I’ve not been able to get out and do much photography of late, as it gets dark here a little after 4:00pm now. Actually, I believe tonight is the earliest sunset of the year. I find it odd that the earliest sunset is not on the winter solstice, but is most certainly is not – it comes about a week before. The latest sunrise comes about a week after the solstice. The solstice is the shortest day of the year, so it sits halfway in between.
But that was a tangent!
Since there hasn’t been much in the way of light when I have time to take pictures, I don’t have many. So I decided to see what pictures I took, liked, but didn’t share yet. We’ll have to go back to Thanksgiving weekend for that. I took a walk with Penny down to Sandogardy Pond, and made a side trip into the town forest, past the sandpit, and to the area where Beth and I have hidden a geocache. This is some of what I managed to capture during that walk.

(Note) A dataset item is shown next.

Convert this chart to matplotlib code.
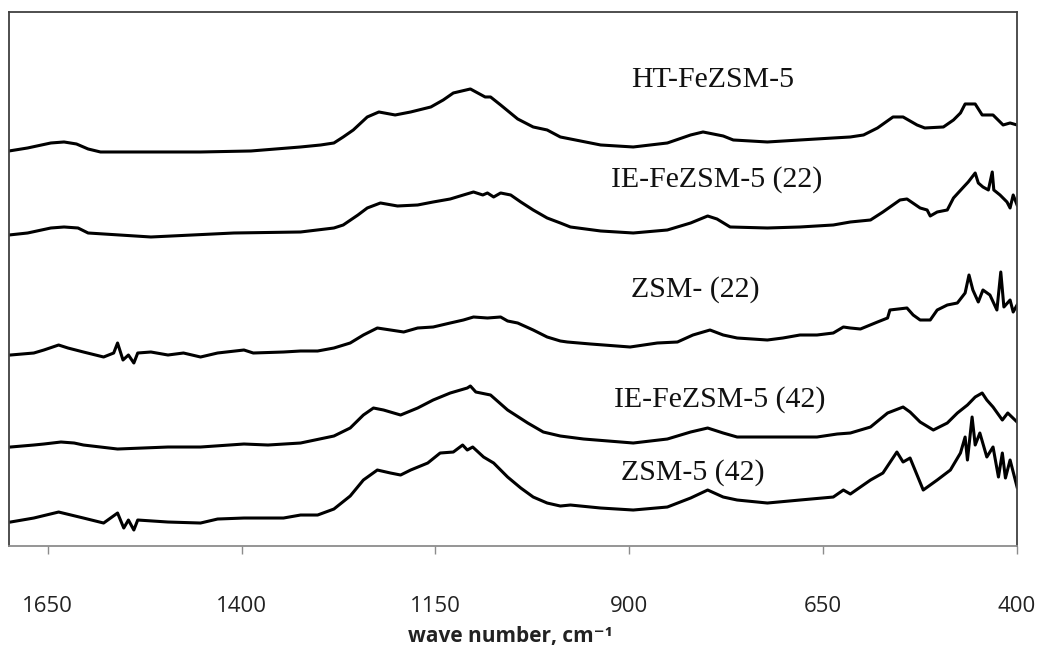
"""
Stacked FT-IR spectra of the ZSM-5 / Fe-ZSM-5 samples (offset, arbitrary units).
"""

import matplotlib
matplotlib.use("Agg")
import matplotlib.pyplot as plt

# spectra: wavenumber (cm-1) and stacked intensity (a.u.)
ht_w = [1700, 1676, 1646, 1629, 1613, 1604, 1598, 1582, 1517, 1453, 1388, 1324,
        1298, 1281, 1269, 1256, 1238, 1223, 1202, 1182, 1156, 1140, 1127, 1105,
        1086, 1079, 1066, 1044, 1024, 1006, 989, 937, 895, 851, 821, 805, 779,
        766, 722, 680, 637, 615, 598, 580, 560, 547, 529, 519, 495, 482, 473,
        467, 454, 445, 431, 418, 409, 400]
ht_y = [3.95, 3.98, 4.03, 4.04, 4.02, 3.99, 3.97, 3.94, 3.94, 3.94, 3.95, 3.99,
        4.01, 4.03, 4.09, 4.16, 4.29, 4.34, 4.31, 4.34, 4.39, 4.46, 4.53, 4.57,
        4.49, 4.49, 4.41, 4.27, 4.19, 4.16, 4.09, 4.01, 3.99, 4.03, 4.11, 4.14,
        4.10, 4.06, 4.04, 4.06, 4.08, 4.09, 4.11, 4.18, 4.29, 4.29, 4.21, 4.18,
        4.19, 4.26, 4.33, 4.42, 4.42, 4.31, 4.31, 4.21, 4.23, 4.21]

ie22_w = [1700, 1676, 1646, 1629, 1611, 1598, 1517, 1410, 1324, 1281, 1269,
          1250, 1238, 1221, 1199, 1173, 1153, 1131, 1114, 1101, 1089, 1083,
          1075, 1066, 1053, 1040, 1024, 1006, 989, 976, 937, 895, 851, 821,
          799, 787, 770, 722, 680, 637, 615, 589, 573, 551, 542, 525, 516, 512,
          503, 490, 482, 469, 463, 454, 450, 444, 437, 432, 430, 422, 413, 409,
          405, 400]
ie22_y = [3.11, 3.13, 3.18, 3.19, 3.18, 3.13, 3.09, 3.13, 3.14, 3.18, 3.21,
          3.31, 3.38, 3.43, 3.40, 3.41, 3.44, 3.47, 3.51, 3.54, 3.51, 3.53,
          3.49, 3.53, 3.51, 3.44, 3.36, 3.28, 3.23, 3.19, 3.15, 3.13, 3.16,
          3.23, 3.30, 3.27, 3.19, 3.18, 3.19, 3.21, 3.24, 3.26, 3.34, 3.46,
          3.47, 3.38, 3.36, 3.30, 3.34, 3.36, 3.48, 3.59, 3.64, 3.73, 3.63,
          3.59, 3.56, 3.74, 3.56, 3.51, 3.44, 3.38, 3.51, 3.41]

zsm22_w = [1698, 1668, 1655, 1636, 1624, 1604, 1578, 1565, 1560, 1553, 1546,
           1539, 1534, 1517, 1495, 1475, 1453, 1431, 1397, 1385, 1346, 1324,
           1302, 1281, 1260, 1243, 1225, 1208, 1191, 1173, 1153, 1131, 1114,
           1101, 1083, 1066, 1057, 1044, 1024, 1006, 989, 980, 950, 899, 864,
           838, 818, 796, 779, 761, 722, 702, 680, 658, 637, 624, 615, 602,
           580, 567, 564, 542, 534, 525, 512, 503, 490, 477, 467, 462, 457,
           450, 444, 435, 426, 421, 417, 409, 405, 400]
zsm22_y = [1.91, 1.93, 1.96, 2.01, 1.98, 1.94, 1.89, 1.93, 2.03, 1.86, 1.91,
           1.83, 1.93, 1.94, 1.91, 1.93, 1.89, 1.93, 1.96, 1.93, 1.94, 1.95,
           1.95, 1.98, 2.03, 2.11, 2.18, 2.16, 2.14, 2.18, 2.19, 2.23, 2.26,
           2.29, 2.28, 2.29, 2.25, 2.23, 2.16, 2.09, 2.05, 2.04, 2.02, 1.99,
           2.03, 2.04, 2.11, 2.16, 2.11, 2.08, 2.06, 2.08, 2.11, 2.11, 2.13,
           2.19, 2.18, 2.17, 2.24, 2.28, 2.36, 2.38, 2.31, 2.26, 2.26, 2.36,
           2.41, 2.43, 2.53, 2.71, 2.56, 2.44, 2.56, 2.51, 2.36, 2.74, 2.39,
           2.46, 2.34, 2.41]

ie42_w = [1698, 1668, 1655, 1633, 1616, 1604, 1560, 1495, 1453, 1397, 1366,
          1324, 1281, 1260, 1243, 1230, 1217, 1195, 1173, 1153, 1131, 1109,
          1105, 1098, 1079, 1057, 1031, 1011, 989, 959, 895, 851, 821, 799,
          779, 761, 702, 658, 632, 615, 589, 567, 547, 538, 525, 508, 490, 477,
          464, 454, 445, 439, 431, 419, 412, 400]
ie42_y = [0.99, 1.01, 1.02, 1.04, 1.03, 1.01, 0.97, 0.99, 0.99, 1.02, 1.01,
          1.03, 1.10, 1.18, 1.31, 1.38, 1.36, 1.31, 1.38, 1.46, 1.53, 1.58,
          1.60, 1.54, 1.51, 1.36, 1.23, 1.14, 1.10, 1.07, 1.03, 1.07, 1.14,
          1.18, 1.13, 1.09, 1.09, 1.09, 1.12, 1.13, 1.19, 1.33, 1.39, 1.34,
          1.24, 1.16, 1.23, 1.33, 1.41, 1.49, 1.53, 1.46, 1.39, 1.26, 1.33,
          1.24]

zsm42_w = [1698, 1668, 1636, 1604, 1578, 1560, 1552, 1546, 1539, 1534, 1495,
           1453, 1431, 1397, 1346, 1324, 1302, 1281, 1260, 1243, 1225, 1208,
           1195, 1182, 1160, 1144, 1127, 1115, 1109, 1102, 1088, 1075, 1057,
           1040, 1024, 1006, 989, 976, 937, 895, 851, 821, 799, 779, 761, 722,
           680, 637, 624, 615, 589, 573, 555, 547, 538, 521, 503, 486, 473,
           467, 464, 458, 454, 448, 439, 431, 424, 419, 415, 409, 400]
zsm42_y = [0.24, 0.28, 0.34, 0.28, 0.23, 0.33, 0.18, 0.26, 0.16, 0.26, 0.24,
           0.23, 0.27, 0.28, 0.28, 0.31, 0.31, 0.37, 0.50, 0.66, 0.76, 0.73,
           0.71, 0.76, 0.83, 0.93, 0.94, 1.01, 0.96, 0.99, 0.89, 0.83, 0.69,
           0.58, 0.49, 0.43, 0.40, 0.41, 0.38, 0.36, 0.39, 0.48, 0.56, 0.49,
           0.46, 0.43, 0.46, 0.49, 0.56, 0.52, 0.66, 0.73, 0.94, 0.84, 0.88,
           0.56, 0.66, 0.76, 0.93, 1.09, 0.86, 1.29, 1.01, 1.13, 0.89, 0.99,
           0.69, 0.93, 0.68, 0.86, 0.59]

labels = ["HT-FeZSM-5", "IE-FeZSM-5 (22)", "ZSM- (22)", "IE-FeZSM-5 (42)",
          "ZSM-5 (42)"]
# label anchors in axes fraction (centre, baseline)
label_x = [0.698, 0.702, 0.681, 0.705, 0.678]
label_y = [0.860, 0.672, 0.466, 0.260, 0.124]

xticks = [1650, 1400, 1150, 900, 650, 400]


fig = plt.figure(figsize=(10.37, 6.54), dpi=100)
ax = fig.add_axes([0.00868, 0.1651, 0.9721, 0.8166])

for w, y in [(ht_w, ht_y), (ie22_w, ie22_y), (zsm22_w, zsm22_y),
             (ie42_w, ie42_y), (zsm42_w, zsm42_y)]:
	ax.plot(w, y, color="black", lw=2.2, solid_joinstyle="round")

for txt, lx, ly in zip(labels, label_x, label_y):
	ax.text(lx, ly, txt, transform=ax.transAxes, ha="center", va="baseline",
	        fontsize=21.5, family="Liberation Serif", color="#111111")

ax.set_xlim(1700, 400)
ax.set_ylim(0, 5.34)
ax.set_yticks([])
ax.set_xticks(xticks)
ax.set_xticklabels([str(t) for t in xticks], family="Open Sans", fontsize=16,
                   color="#222222")
ax.tick_params(axis="x", direction="out", length=6, width=1, color="#8c8c8c",
               pad=30)

for s in ["left", "top", "right"]:
	ax.spines[s].set_color("#404040")
	ax.spines[s].set_linewidth(1.3)
ax.spines["bottom"].set_color("#8c8c8c")
ax.spines["bottom"].set_linewidth(1.3)

fig.text(0.492, 0.026, "wave number, cm\u207b\u00b9", ha="center", va="center",
         fontsize=15, fontweight="bold", family=["Open Sans", "DejaVu Sans"],
         color="#222222")

fig.savefig("out.png", dpi=100)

This is a Canada Mayflower (Maianthemum canadense) poking its berries out of the snow (which is now long gone). It’s an early bloomer, and the fruit stays on for quite a while.
I believe this fungus is witches’ butter (Tremella mesenterica). According to Wikipedia, it is edible, but “bland and tasteless.” That hardly seems worth risking mushroom poisoning over.
I prefer to feast on it with my eyes.
I don’t know what kind of shrub this is. My intention was to try to find out when I got home, but that didn’t happen (yet). It will be a lot easier to id if I wait until spring when it puts out leaves and flowers. I’ll check back then.
This spot is pretty close to our geocache. The stream is wide and meandering at this point, and I’m pretty sure it’s shallow enough to wade across at about any point. But I sure think it’s pretty. I tarried here for a while and threw lots of sticks for Penny. She doesn’t seem to care much about scenery, except the extent to which it provides her with sticks.
The stream drains Sandogardy Pond and flows down into the Merrimack less than a mile from here. It’s name today is Cross Brook, but it had been called Little Cohas, Pipers, and Phillips as well. I prefer the oldest of these names, “Little Cohas Brook.” Little Cohas was the name of an Indian who had a cabin along the creek and used to hunt and fish around Sandogardy Pond in the 1750’s. I’d love to find the exact site of his cabin, but I think that is probably beyond my skill.